> [Task objective]:
Write out exactly the lines from the start of the entries through the one that contains "84448, 85540];", including both.

> [Dataset records]:
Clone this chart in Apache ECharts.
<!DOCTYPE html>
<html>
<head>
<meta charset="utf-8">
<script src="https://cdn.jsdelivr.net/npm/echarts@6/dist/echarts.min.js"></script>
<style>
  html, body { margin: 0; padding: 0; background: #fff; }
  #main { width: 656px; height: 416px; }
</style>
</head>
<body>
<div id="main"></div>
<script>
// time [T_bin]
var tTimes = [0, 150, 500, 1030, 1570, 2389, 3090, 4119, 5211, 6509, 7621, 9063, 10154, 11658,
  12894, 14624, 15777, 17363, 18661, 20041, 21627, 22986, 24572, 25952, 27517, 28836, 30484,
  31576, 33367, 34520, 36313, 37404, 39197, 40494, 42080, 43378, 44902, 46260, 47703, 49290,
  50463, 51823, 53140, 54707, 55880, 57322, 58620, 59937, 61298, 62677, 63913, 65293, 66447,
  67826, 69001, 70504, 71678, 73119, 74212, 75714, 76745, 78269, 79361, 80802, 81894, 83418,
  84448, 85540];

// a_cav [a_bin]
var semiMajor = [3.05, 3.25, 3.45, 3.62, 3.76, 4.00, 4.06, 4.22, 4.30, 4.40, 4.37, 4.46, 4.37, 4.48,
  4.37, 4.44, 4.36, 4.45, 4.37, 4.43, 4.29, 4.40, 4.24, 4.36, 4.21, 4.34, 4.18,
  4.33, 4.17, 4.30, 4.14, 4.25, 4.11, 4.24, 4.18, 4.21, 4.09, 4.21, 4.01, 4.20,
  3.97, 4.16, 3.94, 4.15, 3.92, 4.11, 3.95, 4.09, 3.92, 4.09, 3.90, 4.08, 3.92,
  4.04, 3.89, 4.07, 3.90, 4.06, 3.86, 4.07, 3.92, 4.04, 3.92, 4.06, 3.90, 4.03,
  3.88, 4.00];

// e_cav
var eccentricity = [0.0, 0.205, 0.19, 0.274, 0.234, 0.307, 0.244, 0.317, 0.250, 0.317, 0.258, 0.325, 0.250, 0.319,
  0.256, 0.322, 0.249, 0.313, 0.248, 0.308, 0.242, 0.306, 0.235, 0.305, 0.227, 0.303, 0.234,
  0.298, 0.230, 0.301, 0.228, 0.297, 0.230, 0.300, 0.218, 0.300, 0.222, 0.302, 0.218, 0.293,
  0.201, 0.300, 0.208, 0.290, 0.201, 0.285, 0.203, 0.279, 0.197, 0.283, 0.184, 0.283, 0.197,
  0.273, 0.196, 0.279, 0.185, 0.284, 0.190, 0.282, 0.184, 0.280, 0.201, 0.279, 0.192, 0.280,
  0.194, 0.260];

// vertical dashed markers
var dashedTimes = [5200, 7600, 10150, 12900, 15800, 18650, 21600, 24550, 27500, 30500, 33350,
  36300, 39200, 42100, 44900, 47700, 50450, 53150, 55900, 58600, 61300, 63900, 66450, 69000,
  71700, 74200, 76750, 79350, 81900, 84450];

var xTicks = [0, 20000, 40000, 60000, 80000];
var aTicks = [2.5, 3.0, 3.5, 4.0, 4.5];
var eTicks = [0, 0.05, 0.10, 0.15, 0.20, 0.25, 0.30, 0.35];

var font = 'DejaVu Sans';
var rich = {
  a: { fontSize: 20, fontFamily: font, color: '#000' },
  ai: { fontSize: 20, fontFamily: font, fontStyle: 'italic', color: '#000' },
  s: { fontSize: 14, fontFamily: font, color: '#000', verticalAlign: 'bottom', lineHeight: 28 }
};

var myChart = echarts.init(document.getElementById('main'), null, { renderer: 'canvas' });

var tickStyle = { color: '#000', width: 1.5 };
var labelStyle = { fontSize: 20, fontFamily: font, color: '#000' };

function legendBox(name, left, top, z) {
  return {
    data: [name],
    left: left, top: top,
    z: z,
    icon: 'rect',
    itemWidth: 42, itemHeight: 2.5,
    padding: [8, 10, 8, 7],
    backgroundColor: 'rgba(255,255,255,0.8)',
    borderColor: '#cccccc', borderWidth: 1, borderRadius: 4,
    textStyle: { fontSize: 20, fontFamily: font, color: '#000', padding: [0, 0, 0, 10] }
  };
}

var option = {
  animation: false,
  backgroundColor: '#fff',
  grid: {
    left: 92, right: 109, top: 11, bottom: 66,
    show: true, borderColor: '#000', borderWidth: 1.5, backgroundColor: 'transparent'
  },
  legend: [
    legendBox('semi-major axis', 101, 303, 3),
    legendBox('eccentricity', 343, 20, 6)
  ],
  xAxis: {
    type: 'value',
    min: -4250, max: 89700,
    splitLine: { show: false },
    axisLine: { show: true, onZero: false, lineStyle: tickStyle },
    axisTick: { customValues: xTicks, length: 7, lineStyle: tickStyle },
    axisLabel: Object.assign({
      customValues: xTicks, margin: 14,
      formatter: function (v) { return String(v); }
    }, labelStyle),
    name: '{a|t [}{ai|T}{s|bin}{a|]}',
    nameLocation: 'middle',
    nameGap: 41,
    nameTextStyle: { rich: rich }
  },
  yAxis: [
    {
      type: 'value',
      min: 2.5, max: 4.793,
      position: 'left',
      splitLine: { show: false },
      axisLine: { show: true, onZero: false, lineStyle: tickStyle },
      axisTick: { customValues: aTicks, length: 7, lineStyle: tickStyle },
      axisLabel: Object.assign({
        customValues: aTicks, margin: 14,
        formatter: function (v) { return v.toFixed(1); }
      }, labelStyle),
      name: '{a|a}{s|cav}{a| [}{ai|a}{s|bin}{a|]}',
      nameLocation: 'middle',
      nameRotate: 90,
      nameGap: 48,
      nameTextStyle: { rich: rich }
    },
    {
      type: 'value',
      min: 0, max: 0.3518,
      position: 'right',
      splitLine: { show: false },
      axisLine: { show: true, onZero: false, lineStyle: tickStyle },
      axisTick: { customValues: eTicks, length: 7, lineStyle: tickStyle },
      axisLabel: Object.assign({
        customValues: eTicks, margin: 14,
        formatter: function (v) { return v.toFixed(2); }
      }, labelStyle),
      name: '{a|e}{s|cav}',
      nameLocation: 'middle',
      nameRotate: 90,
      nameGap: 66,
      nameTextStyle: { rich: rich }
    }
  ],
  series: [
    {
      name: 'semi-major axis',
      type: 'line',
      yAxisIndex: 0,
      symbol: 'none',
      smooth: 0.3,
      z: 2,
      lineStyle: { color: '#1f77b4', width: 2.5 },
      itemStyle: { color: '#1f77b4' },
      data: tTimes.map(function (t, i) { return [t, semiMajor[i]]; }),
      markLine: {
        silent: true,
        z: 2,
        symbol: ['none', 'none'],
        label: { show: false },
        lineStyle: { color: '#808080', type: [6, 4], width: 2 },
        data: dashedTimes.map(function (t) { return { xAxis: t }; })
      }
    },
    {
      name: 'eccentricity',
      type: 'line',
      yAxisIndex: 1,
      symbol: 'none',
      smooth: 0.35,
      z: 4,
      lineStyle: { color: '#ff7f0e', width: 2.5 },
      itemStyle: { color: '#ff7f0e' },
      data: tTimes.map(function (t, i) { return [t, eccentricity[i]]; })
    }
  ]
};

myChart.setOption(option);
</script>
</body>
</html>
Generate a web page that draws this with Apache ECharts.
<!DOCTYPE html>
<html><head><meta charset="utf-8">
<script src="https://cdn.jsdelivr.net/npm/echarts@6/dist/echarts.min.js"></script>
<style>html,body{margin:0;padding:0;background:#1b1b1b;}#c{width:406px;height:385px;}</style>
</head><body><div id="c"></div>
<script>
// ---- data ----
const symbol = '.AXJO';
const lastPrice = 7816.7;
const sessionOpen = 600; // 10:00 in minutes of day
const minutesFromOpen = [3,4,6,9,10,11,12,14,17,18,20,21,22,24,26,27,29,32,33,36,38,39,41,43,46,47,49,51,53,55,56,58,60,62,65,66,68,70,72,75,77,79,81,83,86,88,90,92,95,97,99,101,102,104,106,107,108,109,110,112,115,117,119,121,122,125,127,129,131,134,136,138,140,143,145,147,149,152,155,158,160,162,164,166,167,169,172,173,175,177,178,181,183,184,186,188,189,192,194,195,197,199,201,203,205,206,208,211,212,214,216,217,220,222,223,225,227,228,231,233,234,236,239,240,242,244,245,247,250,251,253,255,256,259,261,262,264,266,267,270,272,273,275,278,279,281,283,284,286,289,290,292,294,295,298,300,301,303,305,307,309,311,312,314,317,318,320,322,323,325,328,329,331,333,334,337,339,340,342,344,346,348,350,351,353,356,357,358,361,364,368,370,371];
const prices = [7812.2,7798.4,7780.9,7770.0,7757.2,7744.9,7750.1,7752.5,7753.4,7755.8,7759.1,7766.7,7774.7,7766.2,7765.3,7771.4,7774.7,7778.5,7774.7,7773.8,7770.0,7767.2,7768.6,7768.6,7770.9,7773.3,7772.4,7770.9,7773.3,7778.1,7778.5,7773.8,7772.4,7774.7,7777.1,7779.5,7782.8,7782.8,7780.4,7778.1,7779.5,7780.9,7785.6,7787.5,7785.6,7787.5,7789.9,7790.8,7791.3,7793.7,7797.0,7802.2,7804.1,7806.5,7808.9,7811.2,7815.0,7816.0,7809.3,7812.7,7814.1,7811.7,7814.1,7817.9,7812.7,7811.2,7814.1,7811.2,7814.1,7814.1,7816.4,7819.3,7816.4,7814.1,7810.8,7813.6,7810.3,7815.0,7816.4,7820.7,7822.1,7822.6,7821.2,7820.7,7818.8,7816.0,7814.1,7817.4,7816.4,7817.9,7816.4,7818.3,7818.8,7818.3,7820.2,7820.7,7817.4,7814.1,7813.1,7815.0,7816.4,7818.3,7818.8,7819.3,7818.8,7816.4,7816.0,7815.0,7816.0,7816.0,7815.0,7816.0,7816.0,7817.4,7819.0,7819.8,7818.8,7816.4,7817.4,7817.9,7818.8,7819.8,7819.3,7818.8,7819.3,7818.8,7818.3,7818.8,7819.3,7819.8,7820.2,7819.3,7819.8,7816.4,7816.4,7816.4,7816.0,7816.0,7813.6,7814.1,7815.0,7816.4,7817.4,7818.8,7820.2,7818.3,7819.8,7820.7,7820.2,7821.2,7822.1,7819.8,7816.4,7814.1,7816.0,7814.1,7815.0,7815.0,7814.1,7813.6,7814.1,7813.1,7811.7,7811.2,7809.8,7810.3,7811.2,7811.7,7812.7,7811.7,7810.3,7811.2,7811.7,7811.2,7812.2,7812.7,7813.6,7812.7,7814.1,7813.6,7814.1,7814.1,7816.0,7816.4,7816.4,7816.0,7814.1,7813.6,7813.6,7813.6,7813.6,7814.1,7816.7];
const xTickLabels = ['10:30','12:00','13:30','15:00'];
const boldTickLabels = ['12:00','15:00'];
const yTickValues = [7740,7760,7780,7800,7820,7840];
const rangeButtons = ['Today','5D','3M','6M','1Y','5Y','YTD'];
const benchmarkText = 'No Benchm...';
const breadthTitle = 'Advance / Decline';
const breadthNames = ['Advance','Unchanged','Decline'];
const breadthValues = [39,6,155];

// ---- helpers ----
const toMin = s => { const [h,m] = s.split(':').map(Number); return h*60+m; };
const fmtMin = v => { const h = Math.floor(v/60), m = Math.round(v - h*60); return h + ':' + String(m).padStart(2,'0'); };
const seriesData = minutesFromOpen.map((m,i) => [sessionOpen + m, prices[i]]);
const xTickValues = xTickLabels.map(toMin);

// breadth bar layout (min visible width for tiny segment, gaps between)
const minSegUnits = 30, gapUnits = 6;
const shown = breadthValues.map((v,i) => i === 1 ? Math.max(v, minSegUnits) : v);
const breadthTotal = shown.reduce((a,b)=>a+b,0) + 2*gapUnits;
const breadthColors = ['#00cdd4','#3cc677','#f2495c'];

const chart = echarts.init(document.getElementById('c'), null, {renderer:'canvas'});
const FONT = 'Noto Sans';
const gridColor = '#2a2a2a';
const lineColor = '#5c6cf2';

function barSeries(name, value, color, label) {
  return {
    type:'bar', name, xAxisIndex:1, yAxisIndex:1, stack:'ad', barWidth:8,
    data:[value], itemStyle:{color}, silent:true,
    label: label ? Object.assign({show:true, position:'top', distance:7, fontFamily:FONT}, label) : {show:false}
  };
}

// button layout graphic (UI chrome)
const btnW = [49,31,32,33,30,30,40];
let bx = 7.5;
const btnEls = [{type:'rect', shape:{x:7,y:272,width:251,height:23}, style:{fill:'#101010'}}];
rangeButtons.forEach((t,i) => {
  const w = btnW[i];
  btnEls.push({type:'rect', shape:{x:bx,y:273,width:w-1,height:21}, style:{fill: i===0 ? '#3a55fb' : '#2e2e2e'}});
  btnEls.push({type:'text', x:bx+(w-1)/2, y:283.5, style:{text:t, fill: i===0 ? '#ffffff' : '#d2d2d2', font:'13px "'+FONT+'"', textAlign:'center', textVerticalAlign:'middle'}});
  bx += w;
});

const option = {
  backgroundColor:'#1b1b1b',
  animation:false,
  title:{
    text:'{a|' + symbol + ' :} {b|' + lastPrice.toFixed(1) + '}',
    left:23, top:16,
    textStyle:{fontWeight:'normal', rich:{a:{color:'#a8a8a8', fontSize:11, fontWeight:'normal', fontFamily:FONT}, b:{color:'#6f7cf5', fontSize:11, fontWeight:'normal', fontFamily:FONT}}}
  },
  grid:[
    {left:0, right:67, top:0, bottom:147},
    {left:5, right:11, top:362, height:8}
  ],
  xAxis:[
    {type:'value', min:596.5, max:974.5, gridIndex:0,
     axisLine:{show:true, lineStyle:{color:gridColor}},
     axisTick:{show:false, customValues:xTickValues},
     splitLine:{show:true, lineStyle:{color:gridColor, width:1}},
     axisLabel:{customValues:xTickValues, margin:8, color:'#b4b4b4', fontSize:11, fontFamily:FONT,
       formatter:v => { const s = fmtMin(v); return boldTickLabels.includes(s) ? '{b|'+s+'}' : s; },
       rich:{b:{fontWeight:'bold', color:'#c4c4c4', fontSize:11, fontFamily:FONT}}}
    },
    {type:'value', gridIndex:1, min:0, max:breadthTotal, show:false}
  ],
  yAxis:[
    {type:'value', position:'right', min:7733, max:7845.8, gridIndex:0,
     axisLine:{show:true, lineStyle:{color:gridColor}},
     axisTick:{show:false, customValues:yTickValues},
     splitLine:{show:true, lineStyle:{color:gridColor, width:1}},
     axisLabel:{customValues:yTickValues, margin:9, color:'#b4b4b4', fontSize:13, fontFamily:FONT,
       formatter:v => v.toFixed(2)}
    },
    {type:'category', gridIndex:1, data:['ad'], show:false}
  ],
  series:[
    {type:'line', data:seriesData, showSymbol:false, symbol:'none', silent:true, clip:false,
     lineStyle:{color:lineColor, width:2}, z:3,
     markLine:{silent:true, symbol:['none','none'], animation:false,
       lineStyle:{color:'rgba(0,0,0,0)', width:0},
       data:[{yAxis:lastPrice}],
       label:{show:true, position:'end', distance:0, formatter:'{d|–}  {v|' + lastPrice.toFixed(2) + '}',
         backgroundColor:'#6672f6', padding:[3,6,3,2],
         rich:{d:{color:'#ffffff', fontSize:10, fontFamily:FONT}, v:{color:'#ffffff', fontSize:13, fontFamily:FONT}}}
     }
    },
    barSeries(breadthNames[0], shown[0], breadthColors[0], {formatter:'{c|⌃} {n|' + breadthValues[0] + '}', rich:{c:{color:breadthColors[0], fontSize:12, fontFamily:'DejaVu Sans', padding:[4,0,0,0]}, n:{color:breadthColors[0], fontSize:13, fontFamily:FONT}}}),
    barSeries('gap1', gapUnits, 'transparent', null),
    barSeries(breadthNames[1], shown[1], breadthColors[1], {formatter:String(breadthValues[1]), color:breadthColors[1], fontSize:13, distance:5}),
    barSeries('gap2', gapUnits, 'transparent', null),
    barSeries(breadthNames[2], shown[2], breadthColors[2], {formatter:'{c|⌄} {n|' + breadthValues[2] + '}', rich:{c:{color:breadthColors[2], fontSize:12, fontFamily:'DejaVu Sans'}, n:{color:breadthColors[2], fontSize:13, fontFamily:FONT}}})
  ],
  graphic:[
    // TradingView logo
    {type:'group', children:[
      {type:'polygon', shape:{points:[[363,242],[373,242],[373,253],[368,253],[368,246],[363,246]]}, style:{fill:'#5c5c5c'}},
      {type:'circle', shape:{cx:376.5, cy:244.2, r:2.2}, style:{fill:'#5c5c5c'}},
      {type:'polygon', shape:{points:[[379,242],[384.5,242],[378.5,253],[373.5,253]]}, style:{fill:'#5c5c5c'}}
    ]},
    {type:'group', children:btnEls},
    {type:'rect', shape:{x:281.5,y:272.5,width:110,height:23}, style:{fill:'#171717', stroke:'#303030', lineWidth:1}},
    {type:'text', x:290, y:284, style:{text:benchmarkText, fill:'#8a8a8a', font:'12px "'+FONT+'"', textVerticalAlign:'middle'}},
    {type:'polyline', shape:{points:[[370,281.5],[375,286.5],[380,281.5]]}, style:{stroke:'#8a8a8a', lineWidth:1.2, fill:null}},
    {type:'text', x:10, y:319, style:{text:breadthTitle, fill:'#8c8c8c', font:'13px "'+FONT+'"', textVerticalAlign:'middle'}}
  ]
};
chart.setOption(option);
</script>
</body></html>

> [Reply]:
Clone this chart in Apache ECharts.
<!DOCTYPE html>
<html>
<head>
<meta charset="utf-8">
<script src="https://cdn.jsdelivr.net/npm/echarts@6/dist/echarts.min.js"></script>
<style>
  html, body { margin: 0; padding: 0; background: #fff; }
  #main { width: 656px; height: 416px; }
</style>
</head>
<body>
<div id="main"></div>
<script>
// time [T_bin]
var tTimes = [0, 150, 500, 1030, 1570, 2389, 3090, 4119, 5211, 6509, 7621, 9063, 10154, 11658,
  12894, 14624, 15777, 17363, 18661, 20041, 21627, 22986, 24572, 25952, 27517, 28836, 30484,
  31576, 33367, 34520, 36313, 37404, 39197, 40494, 42080, 43378, 44902, 46260, 47703, 49290,
  50463, 51823, 53140, 54707, 55880, 57322, 58620, 59937, 61298, 62677, 63913, 65293, 66447,
  67826, 69001, 70504, 71678, 73119, 74212, 75714, 76745, 78269, 79361, 80802, 81894, 83418,
  84448, 85540];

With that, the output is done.